### Given problem
Copy the listing verbatim, excluding any images found in it.

### Information supplied
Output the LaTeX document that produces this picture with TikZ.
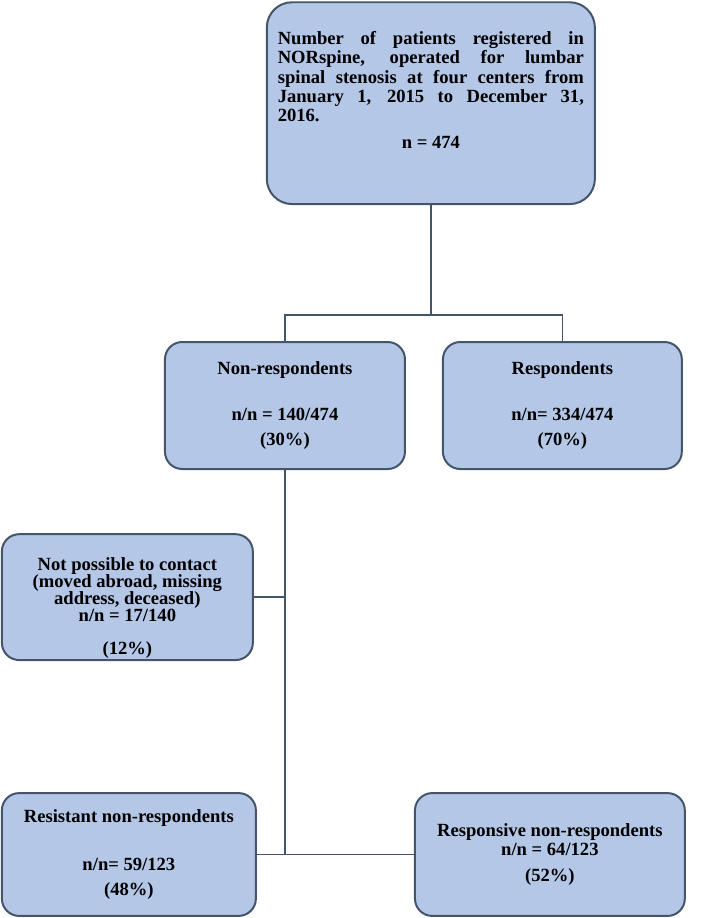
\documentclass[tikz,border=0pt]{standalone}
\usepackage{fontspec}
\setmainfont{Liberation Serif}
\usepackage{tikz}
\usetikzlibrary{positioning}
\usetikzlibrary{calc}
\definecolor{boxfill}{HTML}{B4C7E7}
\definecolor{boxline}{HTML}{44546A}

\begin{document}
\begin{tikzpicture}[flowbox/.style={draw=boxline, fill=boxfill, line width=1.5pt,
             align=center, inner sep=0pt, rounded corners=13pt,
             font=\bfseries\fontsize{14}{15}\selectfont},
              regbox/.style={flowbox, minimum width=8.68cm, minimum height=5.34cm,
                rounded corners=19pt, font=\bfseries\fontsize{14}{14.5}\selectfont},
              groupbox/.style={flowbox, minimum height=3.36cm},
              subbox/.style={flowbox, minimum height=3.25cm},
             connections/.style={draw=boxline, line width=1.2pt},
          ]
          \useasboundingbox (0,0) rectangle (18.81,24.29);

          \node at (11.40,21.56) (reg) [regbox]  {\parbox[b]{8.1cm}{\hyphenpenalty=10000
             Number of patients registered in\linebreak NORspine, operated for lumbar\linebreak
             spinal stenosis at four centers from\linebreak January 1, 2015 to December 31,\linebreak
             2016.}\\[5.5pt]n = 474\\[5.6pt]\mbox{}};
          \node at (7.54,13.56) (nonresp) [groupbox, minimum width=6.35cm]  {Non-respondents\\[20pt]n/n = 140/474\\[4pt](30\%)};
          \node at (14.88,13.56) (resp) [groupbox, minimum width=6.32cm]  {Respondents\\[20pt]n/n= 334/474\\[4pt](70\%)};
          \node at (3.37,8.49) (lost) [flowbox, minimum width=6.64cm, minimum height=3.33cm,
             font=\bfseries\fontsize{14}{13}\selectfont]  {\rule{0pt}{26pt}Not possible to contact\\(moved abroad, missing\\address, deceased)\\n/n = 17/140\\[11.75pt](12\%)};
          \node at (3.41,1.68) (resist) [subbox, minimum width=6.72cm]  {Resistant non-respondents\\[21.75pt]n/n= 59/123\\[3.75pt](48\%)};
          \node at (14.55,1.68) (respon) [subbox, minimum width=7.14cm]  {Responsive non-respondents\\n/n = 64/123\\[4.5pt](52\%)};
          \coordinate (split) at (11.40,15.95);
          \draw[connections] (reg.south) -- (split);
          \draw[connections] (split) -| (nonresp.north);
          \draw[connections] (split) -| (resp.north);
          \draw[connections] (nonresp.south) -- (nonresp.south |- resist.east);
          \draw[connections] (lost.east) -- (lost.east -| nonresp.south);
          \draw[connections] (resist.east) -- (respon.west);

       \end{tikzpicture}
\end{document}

### Response to this task
Output the LaTeX document that produces this picture with TikZ.
\documentclass[tikz,border=0pt]{standalone}
\usepackage{fontspec}
\setmainfont{Liberation Serif}
\usepackage{tikz}
\usetikzlibrary{positioning}
\usetikzlibrary{calc}
\definecolor{boxfill}{HTML}{B4C7E7}
\definecolor{boxline}{HTML}{44546A}

\begin{document}
\begin{tikzpicture}[flowbox/.style={draw=boxline, fill=boxfill, line width=1.5pt,
             align=center, inner sep=0pt, rounded corners=13pt,
             font=\bfseries\fontsize{14}{15}\selectfont},
              regbox/.style={flowbox, minimum width=8.68cm, minimum height=5.34cm,
                rounded corners=19pt, font=\bfseries\fontsize{14}{14.5}\selectfont},
              groupbox/.style={flowbox, minimum height=3.36cm},
              subbox/.style={flowbox, minimum height=3.25cm},
             connections/.style={draw=boxline, line width=1.2pt},
          ]
          \useasboundingbox (0,0) rectangle (18.81,24.29);

          \node at (11.40,21.56) (reg) [regbox]  {\parbox[b]{8.1cm}{\hyphenpenalty=10000
             Number of patients registered in\linebreak NORspine, operated for lumbar\linebreak
             spinal stenosis at four centers from\linebreak January 1, 2015 to December 31,\linebreak
             2016.}\\[5.5pt]n = 474\\[5.6pt]\mbox{}};
          \node at (7.54,13.56) (nonresp) [groupbox, minimum width=6.35cm]  {Non-respondents\\[20pt]n/n = 140/474\\[4pt](30\%)};
          \node at (14.88,13.56) (resp) [groupbox, minimum width=6.32cm]  {Respondents\\[20pt]n/n= 334/474\\[4pt](70\%)};
          \node at (3.37,8.49) (lost) [flowbox, minimum width=6.64cm, minimum height=3.33cm,
             font=\bfseries\fontsize{14}{13}\selectfont]  {\rule{0pt}{26pt}Not possible to contact\\(moved abroad, missing\\address, deceased)\\n/n = 17/140\\[11.75pt](12\%)};
          \node at (3.41,1.68) (resist) [subbox, minimum width=6.72cm]  {Resistant non-respondents\\[21.75pt]n/n= 59/123\\[3.75pt](48\%)};
          \node at (14.55,1.68) (respon) [subbox, minimum width=7.14cm]  {Responsive non-respondents\\n/n = 64/123\\[4.5pt](52\%)};
          \coordinate (split) at (11.40,15.95);
          \draw[connections] (reg.south) -- (split);
          \draw[connections] (split) -| (nonresp.north);
          \draw[connections] (split) -| (resp.north);
          \draw[connections] (nonresp.south) -- (nonresp.south |- resist.east);
          \draw[connections] (lost.east) -- (lost.east -| nonresp.south);
          \draw[connections] (resist.east) -- (respon.west);

       \end{tikzpicture}
\end{document}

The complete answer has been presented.